WHAT TO DO → Leave the pictures out and quote every line from the start of the listing to the line with "plt.rcParams['font.family'] = ['Liberation", inclusive.

[start SUPPLIED INFORMATION]

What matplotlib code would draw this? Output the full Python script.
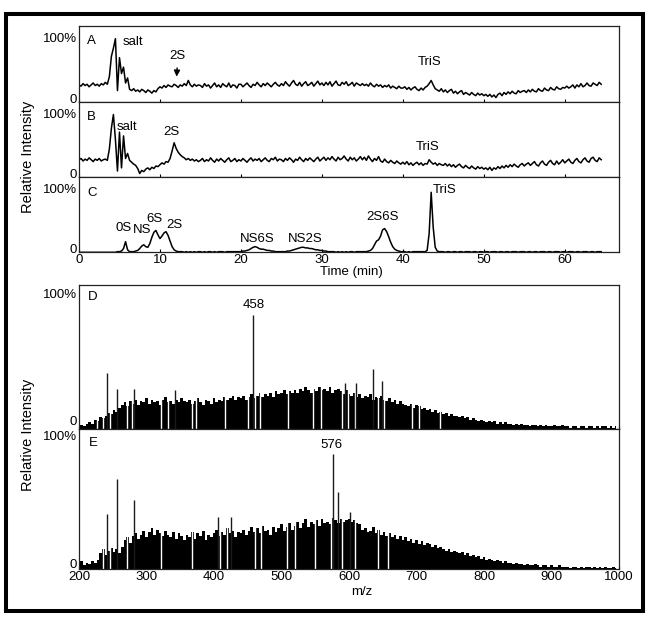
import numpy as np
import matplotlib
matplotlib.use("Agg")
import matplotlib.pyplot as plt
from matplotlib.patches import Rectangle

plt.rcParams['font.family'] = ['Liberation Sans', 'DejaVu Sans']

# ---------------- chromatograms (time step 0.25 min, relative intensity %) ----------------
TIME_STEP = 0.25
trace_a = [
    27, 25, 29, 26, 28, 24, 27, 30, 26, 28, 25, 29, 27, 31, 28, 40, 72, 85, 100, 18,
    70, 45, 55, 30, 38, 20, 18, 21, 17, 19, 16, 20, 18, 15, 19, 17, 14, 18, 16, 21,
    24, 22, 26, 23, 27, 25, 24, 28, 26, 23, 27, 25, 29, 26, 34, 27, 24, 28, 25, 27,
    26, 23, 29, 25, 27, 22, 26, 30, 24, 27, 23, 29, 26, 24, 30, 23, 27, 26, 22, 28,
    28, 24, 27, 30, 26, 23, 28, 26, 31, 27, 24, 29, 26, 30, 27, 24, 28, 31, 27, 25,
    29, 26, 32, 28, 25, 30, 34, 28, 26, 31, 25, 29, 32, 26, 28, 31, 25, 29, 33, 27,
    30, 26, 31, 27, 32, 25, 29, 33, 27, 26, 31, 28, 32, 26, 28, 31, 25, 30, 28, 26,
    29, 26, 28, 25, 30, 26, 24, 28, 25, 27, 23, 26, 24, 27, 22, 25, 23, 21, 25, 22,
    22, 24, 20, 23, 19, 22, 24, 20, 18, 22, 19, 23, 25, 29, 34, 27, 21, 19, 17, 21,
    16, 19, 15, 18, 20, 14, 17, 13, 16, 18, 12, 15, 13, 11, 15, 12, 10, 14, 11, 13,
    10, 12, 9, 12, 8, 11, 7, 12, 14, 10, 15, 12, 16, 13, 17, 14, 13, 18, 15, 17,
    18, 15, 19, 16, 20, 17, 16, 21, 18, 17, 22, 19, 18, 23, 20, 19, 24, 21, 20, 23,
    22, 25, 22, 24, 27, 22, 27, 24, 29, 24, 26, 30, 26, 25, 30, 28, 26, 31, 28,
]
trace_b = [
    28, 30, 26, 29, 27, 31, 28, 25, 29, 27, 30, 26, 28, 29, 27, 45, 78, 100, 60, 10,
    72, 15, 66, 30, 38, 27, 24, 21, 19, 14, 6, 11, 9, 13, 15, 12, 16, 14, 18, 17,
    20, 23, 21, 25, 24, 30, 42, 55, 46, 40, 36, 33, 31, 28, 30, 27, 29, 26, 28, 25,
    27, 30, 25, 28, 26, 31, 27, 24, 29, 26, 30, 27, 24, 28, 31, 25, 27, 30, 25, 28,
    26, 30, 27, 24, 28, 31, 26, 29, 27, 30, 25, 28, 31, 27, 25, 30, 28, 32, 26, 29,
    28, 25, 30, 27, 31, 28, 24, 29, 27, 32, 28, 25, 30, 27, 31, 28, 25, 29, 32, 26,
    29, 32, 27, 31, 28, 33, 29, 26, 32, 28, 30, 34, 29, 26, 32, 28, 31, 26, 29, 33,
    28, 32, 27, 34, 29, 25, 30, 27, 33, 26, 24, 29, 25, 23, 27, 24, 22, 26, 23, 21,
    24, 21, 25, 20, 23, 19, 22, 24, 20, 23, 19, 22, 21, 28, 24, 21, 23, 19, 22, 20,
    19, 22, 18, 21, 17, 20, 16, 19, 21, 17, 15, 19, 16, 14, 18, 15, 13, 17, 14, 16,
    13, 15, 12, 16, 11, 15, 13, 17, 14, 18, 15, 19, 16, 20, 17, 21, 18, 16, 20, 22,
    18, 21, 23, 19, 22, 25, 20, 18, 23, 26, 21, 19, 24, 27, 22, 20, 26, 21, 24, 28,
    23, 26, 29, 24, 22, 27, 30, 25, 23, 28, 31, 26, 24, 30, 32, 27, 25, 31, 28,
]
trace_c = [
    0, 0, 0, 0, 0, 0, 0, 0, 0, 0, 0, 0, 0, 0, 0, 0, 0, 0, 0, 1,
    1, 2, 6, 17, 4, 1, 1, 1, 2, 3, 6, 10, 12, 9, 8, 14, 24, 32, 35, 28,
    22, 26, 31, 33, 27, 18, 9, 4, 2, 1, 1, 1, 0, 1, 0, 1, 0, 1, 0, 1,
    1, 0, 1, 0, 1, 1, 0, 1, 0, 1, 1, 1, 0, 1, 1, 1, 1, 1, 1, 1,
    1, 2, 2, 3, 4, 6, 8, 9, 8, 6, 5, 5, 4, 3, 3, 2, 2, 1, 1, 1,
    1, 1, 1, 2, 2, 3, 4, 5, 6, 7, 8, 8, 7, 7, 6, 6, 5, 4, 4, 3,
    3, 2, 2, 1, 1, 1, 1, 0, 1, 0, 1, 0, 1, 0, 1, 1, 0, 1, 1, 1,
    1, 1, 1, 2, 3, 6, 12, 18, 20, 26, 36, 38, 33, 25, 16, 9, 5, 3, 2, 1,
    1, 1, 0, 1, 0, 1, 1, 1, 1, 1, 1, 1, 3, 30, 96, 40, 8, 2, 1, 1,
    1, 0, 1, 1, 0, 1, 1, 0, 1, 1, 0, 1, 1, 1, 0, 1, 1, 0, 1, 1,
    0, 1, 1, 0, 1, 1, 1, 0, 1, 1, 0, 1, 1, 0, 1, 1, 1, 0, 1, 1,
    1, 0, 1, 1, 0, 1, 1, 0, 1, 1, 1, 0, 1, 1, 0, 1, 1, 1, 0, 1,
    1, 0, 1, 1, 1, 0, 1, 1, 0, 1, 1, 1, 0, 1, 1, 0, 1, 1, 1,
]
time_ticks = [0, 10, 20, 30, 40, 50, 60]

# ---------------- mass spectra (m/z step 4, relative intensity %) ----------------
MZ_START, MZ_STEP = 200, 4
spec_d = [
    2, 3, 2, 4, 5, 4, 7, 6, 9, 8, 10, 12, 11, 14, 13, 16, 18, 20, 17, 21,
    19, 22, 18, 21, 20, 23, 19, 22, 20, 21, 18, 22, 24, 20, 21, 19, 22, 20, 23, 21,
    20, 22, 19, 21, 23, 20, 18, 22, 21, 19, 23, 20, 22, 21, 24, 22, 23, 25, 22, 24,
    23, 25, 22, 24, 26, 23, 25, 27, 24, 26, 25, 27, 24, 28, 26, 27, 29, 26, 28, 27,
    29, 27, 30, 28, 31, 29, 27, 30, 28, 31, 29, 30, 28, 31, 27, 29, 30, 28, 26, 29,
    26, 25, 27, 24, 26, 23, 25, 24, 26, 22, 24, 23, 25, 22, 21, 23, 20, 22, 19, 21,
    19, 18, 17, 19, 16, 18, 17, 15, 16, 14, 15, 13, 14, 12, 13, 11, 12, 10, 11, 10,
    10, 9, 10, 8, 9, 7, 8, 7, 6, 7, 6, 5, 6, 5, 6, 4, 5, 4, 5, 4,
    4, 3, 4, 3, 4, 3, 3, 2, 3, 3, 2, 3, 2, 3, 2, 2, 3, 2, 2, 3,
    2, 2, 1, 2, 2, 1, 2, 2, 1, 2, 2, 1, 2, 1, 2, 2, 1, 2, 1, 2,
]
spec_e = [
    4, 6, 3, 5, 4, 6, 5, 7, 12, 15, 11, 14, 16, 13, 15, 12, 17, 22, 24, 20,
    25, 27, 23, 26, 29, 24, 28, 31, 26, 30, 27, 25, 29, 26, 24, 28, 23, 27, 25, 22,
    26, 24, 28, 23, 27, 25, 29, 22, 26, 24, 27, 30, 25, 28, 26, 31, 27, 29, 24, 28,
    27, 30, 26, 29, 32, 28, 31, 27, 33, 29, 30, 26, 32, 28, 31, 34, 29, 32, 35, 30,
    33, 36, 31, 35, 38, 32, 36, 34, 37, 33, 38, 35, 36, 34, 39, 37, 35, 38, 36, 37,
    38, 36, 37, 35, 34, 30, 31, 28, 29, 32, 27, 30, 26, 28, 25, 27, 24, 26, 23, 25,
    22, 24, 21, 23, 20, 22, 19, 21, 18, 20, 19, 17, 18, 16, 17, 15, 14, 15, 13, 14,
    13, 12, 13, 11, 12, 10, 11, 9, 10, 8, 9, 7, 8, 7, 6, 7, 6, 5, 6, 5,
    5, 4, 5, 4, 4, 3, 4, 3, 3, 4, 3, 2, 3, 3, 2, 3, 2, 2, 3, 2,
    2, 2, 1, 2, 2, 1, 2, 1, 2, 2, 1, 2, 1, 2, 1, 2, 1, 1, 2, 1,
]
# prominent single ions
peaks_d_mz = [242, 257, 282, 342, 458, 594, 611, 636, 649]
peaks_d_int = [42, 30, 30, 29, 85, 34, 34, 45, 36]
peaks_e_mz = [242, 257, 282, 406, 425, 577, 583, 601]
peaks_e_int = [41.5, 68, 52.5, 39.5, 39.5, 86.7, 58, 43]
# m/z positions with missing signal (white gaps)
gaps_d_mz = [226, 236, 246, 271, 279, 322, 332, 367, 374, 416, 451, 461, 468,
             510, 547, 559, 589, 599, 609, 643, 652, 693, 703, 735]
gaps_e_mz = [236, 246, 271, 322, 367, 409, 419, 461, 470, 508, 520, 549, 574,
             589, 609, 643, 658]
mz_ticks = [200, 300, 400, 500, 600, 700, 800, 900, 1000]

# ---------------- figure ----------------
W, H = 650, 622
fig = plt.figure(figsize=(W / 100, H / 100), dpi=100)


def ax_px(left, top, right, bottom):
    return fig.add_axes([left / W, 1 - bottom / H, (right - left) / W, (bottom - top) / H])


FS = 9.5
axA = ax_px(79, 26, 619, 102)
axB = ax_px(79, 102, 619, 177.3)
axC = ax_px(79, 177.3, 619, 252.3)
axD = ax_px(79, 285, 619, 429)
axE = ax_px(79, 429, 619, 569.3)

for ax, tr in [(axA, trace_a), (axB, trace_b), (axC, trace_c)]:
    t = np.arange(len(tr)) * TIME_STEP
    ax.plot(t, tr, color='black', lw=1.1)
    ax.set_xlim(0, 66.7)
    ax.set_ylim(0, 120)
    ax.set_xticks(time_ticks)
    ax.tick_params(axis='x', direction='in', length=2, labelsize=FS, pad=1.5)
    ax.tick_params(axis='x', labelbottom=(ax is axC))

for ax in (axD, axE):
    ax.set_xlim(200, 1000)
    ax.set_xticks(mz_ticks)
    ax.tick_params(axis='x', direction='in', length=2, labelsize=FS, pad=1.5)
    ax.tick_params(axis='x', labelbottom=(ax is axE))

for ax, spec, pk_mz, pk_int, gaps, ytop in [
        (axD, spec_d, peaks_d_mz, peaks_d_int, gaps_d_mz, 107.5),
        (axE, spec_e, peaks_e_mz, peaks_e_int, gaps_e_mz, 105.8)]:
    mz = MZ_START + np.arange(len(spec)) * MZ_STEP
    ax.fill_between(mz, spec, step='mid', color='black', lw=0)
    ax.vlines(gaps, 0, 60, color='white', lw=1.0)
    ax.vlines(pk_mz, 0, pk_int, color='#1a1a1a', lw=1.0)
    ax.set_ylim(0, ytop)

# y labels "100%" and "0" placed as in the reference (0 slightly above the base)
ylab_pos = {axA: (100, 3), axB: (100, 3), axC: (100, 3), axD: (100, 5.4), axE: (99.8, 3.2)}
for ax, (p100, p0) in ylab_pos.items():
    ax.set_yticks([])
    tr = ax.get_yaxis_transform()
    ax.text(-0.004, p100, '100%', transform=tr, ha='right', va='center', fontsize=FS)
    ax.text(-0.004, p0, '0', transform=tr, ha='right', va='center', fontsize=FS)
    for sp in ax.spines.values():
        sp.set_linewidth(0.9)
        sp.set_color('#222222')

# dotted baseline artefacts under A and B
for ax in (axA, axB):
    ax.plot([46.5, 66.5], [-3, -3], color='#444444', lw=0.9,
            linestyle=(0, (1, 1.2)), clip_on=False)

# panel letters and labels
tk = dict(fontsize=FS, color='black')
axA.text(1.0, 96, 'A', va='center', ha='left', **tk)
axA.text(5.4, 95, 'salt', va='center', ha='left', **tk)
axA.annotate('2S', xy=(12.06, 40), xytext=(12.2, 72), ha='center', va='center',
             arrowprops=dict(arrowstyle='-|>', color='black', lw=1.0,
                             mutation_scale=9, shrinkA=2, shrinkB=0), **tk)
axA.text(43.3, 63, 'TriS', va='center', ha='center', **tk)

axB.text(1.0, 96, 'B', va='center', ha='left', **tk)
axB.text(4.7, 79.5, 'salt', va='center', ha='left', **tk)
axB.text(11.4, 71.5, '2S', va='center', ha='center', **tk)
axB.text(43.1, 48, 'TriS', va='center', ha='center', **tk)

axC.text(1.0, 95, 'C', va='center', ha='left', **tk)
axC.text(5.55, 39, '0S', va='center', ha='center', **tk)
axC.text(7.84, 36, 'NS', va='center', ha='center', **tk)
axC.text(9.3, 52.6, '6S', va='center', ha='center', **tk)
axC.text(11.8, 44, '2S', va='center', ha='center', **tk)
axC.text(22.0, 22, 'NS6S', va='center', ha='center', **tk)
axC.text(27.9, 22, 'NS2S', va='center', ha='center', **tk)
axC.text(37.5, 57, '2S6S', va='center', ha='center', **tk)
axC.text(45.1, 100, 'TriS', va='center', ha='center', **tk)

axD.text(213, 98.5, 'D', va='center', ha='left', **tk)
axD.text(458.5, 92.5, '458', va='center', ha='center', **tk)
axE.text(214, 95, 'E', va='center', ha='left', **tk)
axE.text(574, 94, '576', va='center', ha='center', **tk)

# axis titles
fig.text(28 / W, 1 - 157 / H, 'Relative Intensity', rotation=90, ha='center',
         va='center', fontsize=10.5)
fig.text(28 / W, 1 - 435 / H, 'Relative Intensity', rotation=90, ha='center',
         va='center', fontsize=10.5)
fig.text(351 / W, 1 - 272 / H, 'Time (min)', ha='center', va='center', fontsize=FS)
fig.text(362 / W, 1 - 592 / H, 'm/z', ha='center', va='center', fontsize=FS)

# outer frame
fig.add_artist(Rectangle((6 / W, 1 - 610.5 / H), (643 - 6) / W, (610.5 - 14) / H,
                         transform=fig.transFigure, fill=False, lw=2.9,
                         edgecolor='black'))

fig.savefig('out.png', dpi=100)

[end SUPPLIED INFORMATION]

SOLUTION TO THE EXERCISE →
What matplotlib code would draw this? Output the full Python script.
import numpy as np
import matplotlib
matplotlib.use("Agg")
import matplotlib.pyplot as plt
from matplotlib.patches import Rectangle

plt.rcParams['font.family'] = ['Liberation Sans', 'DejaVu Sans']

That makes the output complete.